Though I do have happy memories, it was not a happy childhood. I studied most of the time. I was mocked and beaten by the other boys in my neighborhood, boys destined to follow my father’s path. I started working part-time when I was fourteen in anticipation of college. The job was at one of the grocery stores where my mother worked. I took a weekend job picking up garbage in Central Park. I graduated third in my class in high school and got a partial academic scholarship to a large state school. I worked in the school cafeteria to cover what the scholarship didn’t. I went straight into law school, which I did in New York, also on a partial academic scholarship. I worked in the school library at night and went back to my weekend job picking up garbage in the park. As soon as I finished law school, I became a public defender. And while I am not always successful in helping people like my father, or women who might have been my mother or my sisters, who both became doctors by working as I worked, I fight like a motherfucker to do what I can. I scream. I yell. I try every trick in the book, because I know the government is going to use everything they’ve got. I spend most of my free time studying areas of the law that I believe might apply to my work. I seek out experts in other fields who might have applicable knowledge to share with me. I don’t bother speaking to young men to warn them of the evils of the drug trade, or of crime. They know the evils, and they know the potential
consequences. They know the system has been rigged against them since the moment they were born. They know the world is rigged against them. If you aren’t born with a silver spoon in your mouth, regardless of your race, religion, or sexual orientation, you might as well have been born in shackles. I’m not bitter about it. I accept it as it is. But I fight like a motherfucker against it.

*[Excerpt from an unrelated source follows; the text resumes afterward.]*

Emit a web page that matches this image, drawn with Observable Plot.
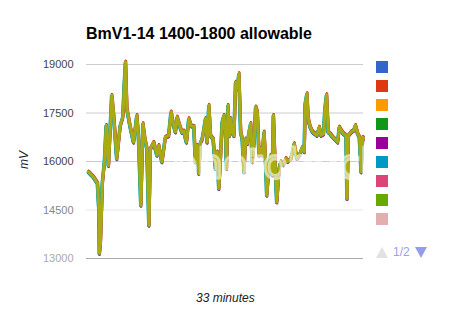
<!DOCTYPE html>
<html><head><meta charset="utf-8">
<script src="https://cdn.jsdelivr.net/npm/d3@7"></script>
<script src="https://cdn.jsdelivr.net/npm/@observablehq/plot@0.6"></script>
<style>
body{margin:0;background:#fff;font-family:"Liberation Sans",Arial,sans-serif;}
#wrap{position:relative;width:450px;height:320px;overflow:hidden;background:#fff}
.abs{position:absolute;white-space:nowrap;line-height:1}
</style></head><body><div id="wrap"></div>
<script>
const title = "BmV1-14 1400-1800 allowable";
const yLabel = "mV";
const xLabel = "33 minutes";
const watermark = "photobucket";
const yTicks = [13000, 14500, 16000, 17500, 19000];
const legendPage = "1/2";

const minutes = [0.24,0.84,1.32,1.49,1.55,1.67,1.91,2.15,2.36,2.63,3.02,3.23,3.62,4.03,4.34,4.51,4.66,4.82,5.22,5.62,
6.01,6.22,6.49,6.73,6.97,7.21,7.45,7.62,8.01,8.41,8.61,9.00,9.41,9.80,10.08,10.32,10.61,10.80,11.12,11.39,
11.60,11.92,12.20,12.47,12.79,13.00,13.19,13.39,13.59,13.79,13.99,14.19,14.38,14.59,14.79,15.10,15.39,15.58,15.78,15.99,
16.18,16.38,16.58,16.70,16.86,17.01,17.18,17.37,17.58,17.78,17.97,18.17,18.38,18.57,18.77,18.97,19.17,19.37,19.57,19.76,
19.97,20.17,20.36,20.57,20.77,20.96,21.16,21.37,21.49,21.76,21.96,22.16,22.28,22.44,22.68,22.96,23.16,23.47,23.76,23.95,
24.36,24.75,25.07,25.35,25.74,25.95,26.07,26.27,26.42,26.66,26.94,27.22,27.46,27.74,27.94,28.25,28.42,28.61,28.81,29.05,
29.33,29.74,29.93,30.13,30.33,30.64,30.93,31.05,31.21,31.53,31.84,32.04,32.32,32.52,32.73,32.92,33.0];

const mV = [15680,15520,15330,14500,13160,13500,15370,16000,17120,15880,18050,17500,16090,17120,17380,18360,19080,17640,17070,16600,
17430,16700,14650,17175,16700,16400,14030,16400,16600,16195,16500,15990,16760,16800,17540,17200,16915,17380,17100,16900,
16950,16600,17330,17100,17100,15990,16500,15630,16600,16700,17000,17330,16600,17740,16800,16700,15780,16300,15165,16200,
17225,17430,16800,15780,17740,16800,17330,16900,16800,18460,18250,18720,16915,16700,15680,16700,16555,16900,17175,15990,
16600,17690,17540,16200,16400,16200,16915,15900,14960,15900,16200,15580,17430,16200,14750,15800,16000,15900,16100,16000,
16090,16555,16090,16200,16450,16300,17795,18100,17330,17070,16915,16860,16810,17070,16810,16860,17640,18070,16915,16860,
16760,16660,16600,17070,16970,16860,16810,14855,16810,16915,16970,17120,16860,16760,15680,16760,16710];

const seriesColors = ["#3366cc","#dc3912","#ff9900","#109618","#990099","#0099c6","#dd4477","#66aa00","#b82e2e","#316395","#994499","#22aa99","#aaaa11"];
const legendColors = ["#3366cc","#dc3912","#ff9900","#109618","#990099","#0099c6","#dd4477","#66aa00","#e2aeae"];

const data = minutes.map((t, i) => ({t, v: mV[i]}));

// underlying series drawn with small pixel shifts so their colours fringe the top series
const shifts = [[0,0.8],[0,-1.3],[0.5,-0.8],[0,1.2],[0,1.6],[-0.8,0.9],[0.6,-1],[0,0.6],[0,-1],[-0.5,1.1],[0.5,1.4],[-1,0.5]];
const under = seriesColors.slice(0, 12).map((c, i) =>
  Plot.line(data, {x: "t", y: "v", stroke: c, strokeWidth: 2, dx: shifts[i][0], dy: shifts[i][1]}));

const tickColor = v => v >= 16000 ? "#444" : (v === 14500 ? "#888" : "#aaa");
const font = "'Liberation Sans', Arial, sans-serif";

const chart = Plot.plot({
  width: 450, height: 320,
  marginLeft: 86, marginRight: 87, marginTop: 64, marginBottom: 62,
  style: {background: "transparent", fontFamily: font},
  x: {domain: [0, 33], axis: null},
  y: {domain: [13000, 19000], axis: null},
  marks: [
    Plot.ruleY(yTicks.filter(v => v > 14500), {stroke: "#cccccc", strokeWidth: 1}),
    Plot.ruleY(yTicks.filter(v => v === 14500), {stroke: "#e8e8e8", strokeWidth: 1}),
    Plot.ruleY(yTicks.filter(v => v === 13000), {stroke: "#aaaaaa", strokeWidth: 1}),
    ...yTicks.map(v => Plot.text([v], {y: d => d, frameAnchor: "left", dx: -13, textAnchor: "end", text: d => String(d), fill: tickColor(v), fontSize: 11, fontFamily: font})),
    ...under,
    Plot.line(data, {x: "t", y: "v", stroke: seriesColors[12], strokeWidth: 3}),
    Plot.text([watermark], {x: () => 10.2, y: () => 15900, text: d => d, textAnchor: "start", fontSize: 40, fill: "none", stroke: "#ffffff", strokeOpacity: 0.6, strokeWidth: 3, fontFamily: "'DejaVu Sans', sans-serif"})
  ]
});

const wrap = document.getElementById("wrap");
chart.style.position = "absolute"; chart.style.left = "0"; chart.style.top = "0";
wrap.appendChild(chart);

function addDiv(text, css) {
  const d = document.createElement("div");
  d.className = "abs"; d.textContent = text;
  Object.assign(d.style, css);
  wrap.appendChild(d);
  return d;
}
addDiv(title, {left: "86px", top: "26px", fontSize: "16px", fontWeight: "bold", color: "#000"});
addDiv(yLabel, {left: "15px", top: "154px", fontSize: "12px", fontStyle: "italic", color: "#222", transform: "rotate(-90deg)", transformOrigin: "center"});
addDiv(xLabel, {left: "196px", top: "292px", fontSize: "12px", fontStyle: "italic", color: "#222"});

legendColors.forEach((c, i) => {
  const s = document.createElement("div");
  Object.assign(s.style, {position: "absolute", left: "376px", top: (61 + i * 19) + "px", width: "12px", height: "12px", background: c});
  wrap.appendChild(s);
});
const up = document.createElement("div");
Object.assign(up.style, {position: "absolute", left: "376px", top: "247px", width: "0", height: "0", borderLeft: "6px solid transparent", borderRight: "6px solid transparent", borderBottom: "11px solid #e2e2e2"});
wrap.appendChild(up);
const down = document.createElement("div");
Object.assign(down.style, {position: "absolute", left: "415px", top: "247px", width: "0", height: "0", borderLeft: "6px solid transparent", borderRight: "6px solid transparent", borderTop: "11px solid #949cf0"});
wrap.appendChild(down);
addDiv(legendPage, {left: "393px", top: "246px", fontSize: "12px", color: "#9aa0ee"});
</script></body></html>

As I said, I met Ben at the Queens County Criminal Courthouse, where I go to work every day. After an individual has been arrested, he or she goes to a precinct holding cell. From there, a prosecutor in the intake bureau of the
DA
’s office looks at the case and files charges. The offender is booked and fingerprinted and sent to central booking. A criminal history, also known as a rap sheet, is brought up, and the Criminal Justice Agency looks at both the charges and the criminal history and makes a bail recommendation. All three are then put together in a case file. The case files are put in a basket when the individual is brought to court for their arraignment hearing. We, the public defenders, draw the files out of the basket, and the individual whose file I draw becomes my client. I meet them in an interview booth behind the courtroom. The interview booth is basically a Plexiglas box, where I communicate with my client through a partition. After briefly reviewing their file, I talk to them about their potential bail options. In the best-case scenario, there is a chance I will be able to get them out. In the worst, I can do nothing.